In a pipeline that consists of DEV, QA and PROD environments, the schema name (e.g., "appSchema") would be consistent across each environment. As such, there would be multiple Oracle instances configured for each environment and each instance would have "appSchema" defined.

Because schema names have to be unique within an Oracle instance, this creates the need to setup new Oracle instances for each numbered Reference Databases.

Each Datical project could have one or more pipelines. This allows application teams to have multiple concurrent release streams. Datical requires that each pipelines has a dedicated Reference Database in the following manner. The table below shows sample pipelines for one Datical project

	Environments in the pipeline	Notes
Pipeline 1	REF1 → DEV1 → QA1 → UAT → PROD	Reference Databases (numbered) for each pipeline. DEV1-5, QA1-5, UAT and PROD are existing databases in pipelines.
Pipeline 2	REF2 → DEV2 → QA2 → UAT → PROD
Pipeilne 3	REF3 → DEV3 → QA3 → UAT → PROD
Pipeline 4	REF4 → DEV4 → QA4 → UAT → PROD
Pipeline 5	REF5 → DEV5 → QA5 → UAT → PROD

Each Datical project will have similar pipelines as shown in the table above where projects will require one or more numbered Reference Databases. Each of the numbered Reference Databases will be housed in their designated Oracle 11g instance. For example, all REF1 databases from all Datical projects could be housed in a single Oracle 11g instance. Similarly, all REF2 databases from all Datical projects could be housed in the second Oracle 11g instance.

Numbered Reference Databases	Oracle 11g instance
REF1 databases for all Datical projects	Instance #1
REF2 databases for all Datical projects	Instance #2
REF3 databases for all Datical projects	Instance #3
REF4 databases for all Datical projects	Instance #4
REF5 databases for all Datical projects	Instance #5

Shared services team who own centralized infrastructure will need to figure out how many numbered Reference Databases are going to be used and from there decide how many Oracle 11g instances will be needed.

The best practice, for scaling out Oracle 11g based Reference Databases would be to setup one Oracle 11g instance per server and have separate servers for each Oracle 11g instance. In the example above, you would setup 5 servers, each with a single Oracle 11g instance. The number of Reference Database per Oracle 11g instance would be dictated by the size of each Reference Database (size depends on number of objects in the database and the amount of data needed in the database).

Reference Databases for Oracle 12c

Oracle 12c has the concept of pluggable databases (PDBs). A PDB is a portable collection of schemas, schema objects, and non-schema objects that appear to an Oracle Net client as a separate database.
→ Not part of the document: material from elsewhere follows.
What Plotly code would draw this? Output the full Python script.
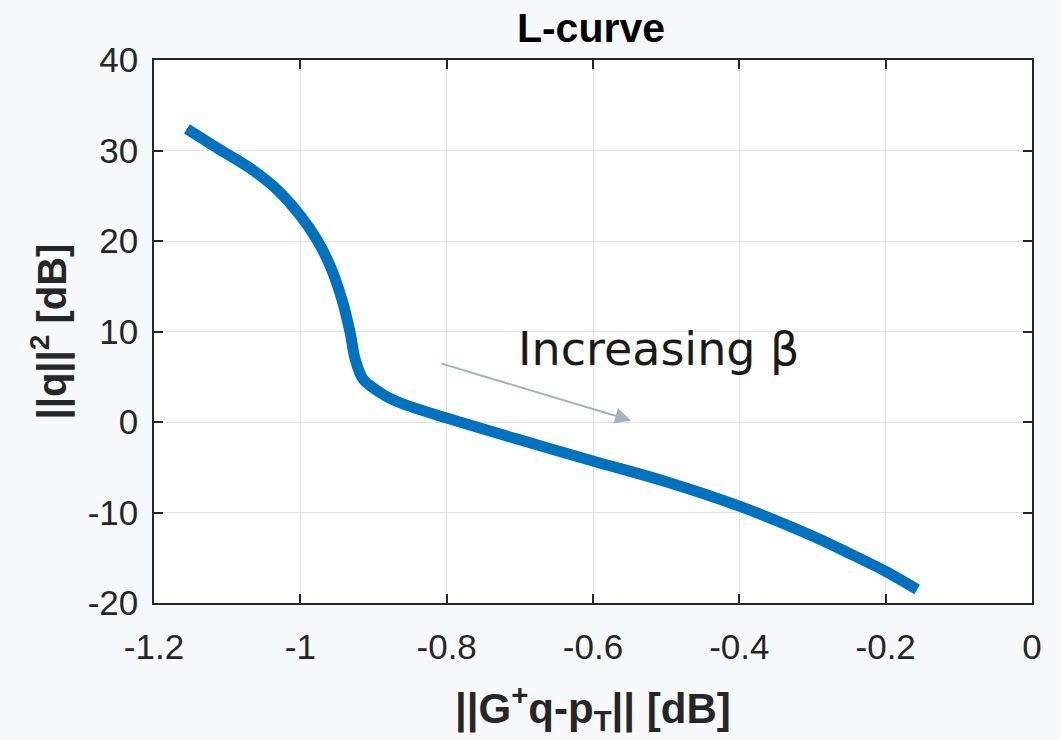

One or more PDBs together are called a container database (CDB).

Because each PDB is a separate database, you can configure all Reference Databases as PDBs on a single Oracle 12c instance. The number of PDBs (hence number Reference Databases) per Oracle 12 instance would be dictated by the size of each Reference Database (size depends on number of objects in the database and the amount of data needed in the database).

Best Practices for High Availability

Because possibly large number of databases will be running on few servers, it would be necessary to consider High Availability options for each database. The key consideration here is for SQL Server instances. The out-of-the-box configuration for SQL Server requires elevated privileges which requires SQL Server instances to be configured in single user mode. However, a custom, non-elevated setup can be used which can work with SQL Server instances configured in Availability Groups (AG).